24 juillet 2012

On sait que le géant de l’internet Google teste depuis plusieurs années une voiture sans conducteur entièrement automatisée.  Un concept futuriste qui est en passe de devenir réalité depuis que l’état du Nevada a officiellement délivré un permis de circulation à la voiture Google en mai dernier.  Au-delà de l’exploit technologique indéniable, il est tentant d’anticiper dès à présent les changements fondamentaux qu’une telle innovation pourrait apporter dans l’optique d’une adoption massive des voitures sans chauffeur.

La voiture sans conducteur de Google - Source: Wikimedia Commons

Démarré dès 2005, le projet est « piloté » par Sebastian Thrun, ingénieur à Google et directeur du laboratoire d’intelligence artificielle de l’Université de Stanford (Californie).  Comme son nom l’indique, la voiture est équipée d’un système de pilotage automatique qui s’appuie sur les services de cartographie en ligne (Google Maps et Google Earth) et de navigation virtuelle (Google Street View) déjà existants.  Ce sont les différents capteurs (caméras vidéo, instruments de télédétection par laser, radars, récepteurs GPS et odomètres) installés sur le véhicule qui permettent de mettre à jour en temps réel les coordonnées GPS de la voiture par rapport à son environnement immédiat, détecter les objets en mouvement et décrypter les panneaux de signalisation.  L’équipement a été testé sur plusieurs Toyota Prius qui ont parcouru avec succès plus de 225,000 km sur les routes de Californie dans toutes les situations envisageables.  Google a d’ailleurs publié sur YouTube une vidéo étonnante d’un essai de la voiture « conduite » par un non-voyant.

Comme l’a souligné Sebastian Thrun lors d'une conférence TED l’an dernier, la motivation principale est de réduire, voire éliminer totalement les accidents de la route liés aux erreurs humaines.  Le concepteur du projet a justement perdu son meilleur ami à l’âge de 18 ans en raison d’un accident de la route.  Les statistiques montrent en effet que plus de 1,3 millions de personnes dans le monde perdent la vie chaque année dans un accident de la route.

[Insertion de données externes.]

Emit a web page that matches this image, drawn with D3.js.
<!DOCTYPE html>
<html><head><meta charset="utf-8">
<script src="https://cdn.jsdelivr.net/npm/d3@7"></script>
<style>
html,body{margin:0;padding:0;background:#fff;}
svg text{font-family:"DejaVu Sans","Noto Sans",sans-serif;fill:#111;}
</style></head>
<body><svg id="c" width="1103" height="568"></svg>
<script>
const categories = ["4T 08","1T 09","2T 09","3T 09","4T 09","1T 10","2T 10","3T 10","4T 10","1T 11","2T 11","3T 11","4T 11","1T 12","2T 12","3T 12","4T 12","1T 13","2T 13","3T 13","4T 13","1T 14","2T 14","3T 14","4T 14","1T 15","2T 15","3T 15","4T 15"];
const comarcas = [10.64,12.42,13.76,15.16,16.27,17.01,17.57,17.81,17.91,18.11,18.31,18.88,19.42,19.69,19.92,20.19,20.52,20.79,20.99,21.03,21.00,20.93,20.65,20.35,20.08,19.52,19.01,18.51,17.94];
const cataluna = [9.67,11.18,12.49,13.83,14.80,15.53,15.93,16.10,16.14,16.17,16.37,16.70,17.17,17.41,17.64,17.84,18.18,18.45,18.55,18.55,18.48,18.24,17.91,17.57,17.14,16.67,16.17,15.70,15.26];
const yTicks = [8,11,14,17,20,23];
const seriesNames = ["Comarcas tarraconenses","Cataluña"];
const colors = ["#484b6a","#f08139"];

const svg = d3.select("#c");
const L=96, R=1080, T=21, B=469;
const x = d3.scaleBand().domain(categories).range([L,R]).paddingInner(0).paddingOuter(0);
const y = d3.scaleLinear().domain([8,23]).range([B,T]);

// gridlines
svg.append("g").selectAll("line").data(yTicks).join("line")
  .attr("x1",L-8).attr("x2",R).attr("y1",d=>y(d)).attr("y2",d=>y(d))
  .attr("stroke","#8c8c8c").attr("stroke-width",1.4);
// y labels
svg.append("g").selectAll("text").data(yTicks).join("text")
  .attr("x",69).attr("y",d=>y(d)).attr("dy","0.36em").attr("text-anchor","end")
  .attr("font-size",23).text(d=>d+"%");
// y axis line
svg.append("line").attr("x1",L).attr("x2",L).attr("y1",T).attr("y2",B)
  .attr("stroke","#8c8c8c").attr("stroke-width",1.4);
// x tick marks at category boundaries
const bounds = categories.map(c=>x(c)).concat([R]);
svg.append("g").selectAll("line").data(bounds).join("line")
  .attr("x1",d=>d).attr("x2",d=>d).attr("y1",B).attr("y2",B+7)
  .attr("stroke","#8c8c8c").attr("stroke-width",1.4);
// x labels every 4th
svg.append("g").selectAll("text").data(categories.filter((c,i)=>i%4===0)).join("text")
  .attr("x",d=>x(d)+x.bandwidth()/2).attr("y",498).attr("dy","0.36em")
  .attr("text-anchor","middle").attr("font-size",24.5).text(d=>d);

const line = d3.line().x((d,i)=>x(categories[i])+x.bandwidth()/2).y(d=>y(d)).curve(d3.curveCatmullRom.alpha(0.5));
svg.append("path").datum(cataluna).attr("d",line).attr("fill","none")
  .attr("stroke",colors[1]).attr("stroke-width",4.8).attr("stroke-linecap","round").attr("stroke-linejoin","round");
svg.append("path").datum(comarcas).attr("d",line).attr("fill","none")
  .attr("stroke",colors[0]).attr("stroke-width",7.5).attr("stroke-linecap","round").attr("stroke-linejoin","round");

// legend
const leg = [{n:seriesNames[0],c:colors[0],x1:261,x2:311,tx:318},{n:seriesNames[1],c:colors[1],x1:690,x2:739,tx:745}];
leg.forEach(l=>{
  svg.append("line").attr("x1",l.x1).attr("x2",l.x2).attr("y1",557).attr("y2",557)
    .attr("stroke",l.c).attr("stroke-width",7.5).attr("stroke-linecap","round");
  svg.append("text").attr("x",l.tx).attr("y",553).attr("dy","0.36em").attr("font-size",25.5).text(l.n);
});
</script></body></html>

En Europe, même si la tendance est en baisse constante depuis plusieurs décennies en raison de normes de sécurité plus strictes, la route fait toujours presque 40,000 victimes par an (source Wikipedia).

Dans l’hypothèse où tous les véhicules sont équipés de capteurs et de système GPS intelligents, un autre avantage escompté des voitures sans chauffeurs est l’élimination totale des embouteillages…ou des feux de circulation aux carrefours, comme le montre la simulation ci-dessous.  Le trafic deviendrait fluide et constant :

 

Source : The Atlantic Cities

Mais le vrai changement que l’adoption massive des voitures sans conducteurs pourrait apporter serait tout simplement la fin de la propriété privée (en ce qui concerne le transport privé en tous cas).  Cette transition est déjà en cours si l’on s’en réfère au succès grandissant des systèmes de covoiturage, d’autopartage ou de location de voitures entre particuliers.  Dans une optique de consommation collaborative, tous les organismes de ce secteur d’activité avancent les mêmes arguments : les voitures sont sous-utilisées (taux d’occupation moyen de 1.7 passagers par véhicule de 4/5 places et taux d’inutilisation entre 96% et 83% si l’on considère qu’un utilisateur va conduire sa voiture entre 1 et 4 heures maximum par jour pour couvrir en moyenne 14,000km par an).  Les voitures individuelles coûtent aussi très cher en entretien, carburant, assurance, place de parking etc. (entre €5,000 et €8,000 par an) [source : covoiturage.fr]. 

Dans le même temps, le secteur des transports publics connait un développement exponentiel depuis plus de 30 ans avec l’amélioration, la diversification et l’optimisation constante de l’offre, la réduction des coûts et la mise en place de tarifs intégrés, l’essor de l’intermodalité et de la multimodalité etc.  Tout en effectuant des économies d’énergie, en réduisant les émissions de CO2, en améliorant la fluidité du trafic, toutes les politiques d’urbanisme et de développement durable du territoire ont pour même objectif de réduire le nombre des voitures individuelles en centres-villes.

Même si Google n’envisage pas de développer commercialement son projet avant plusieurs années en raison des coûts très élevés, pratiquement tous les grands constructeurs automobiles sont aussi en train de tester des systèmes similaires.  On pourrait donc tout à fait envisager à moyen terme le remplacement progressif des voitures individuelles privées par des voitures sans conducteur « publiques » fonctionnant selon le même principe que les systèmes d’autopartage (pour des trajets de porte à porte) et comme alternative supplémentaire à l’offre des transports en commun déjà en place.  Un changement radical en perspective pour l’industrie automobile et le secteur des assurances.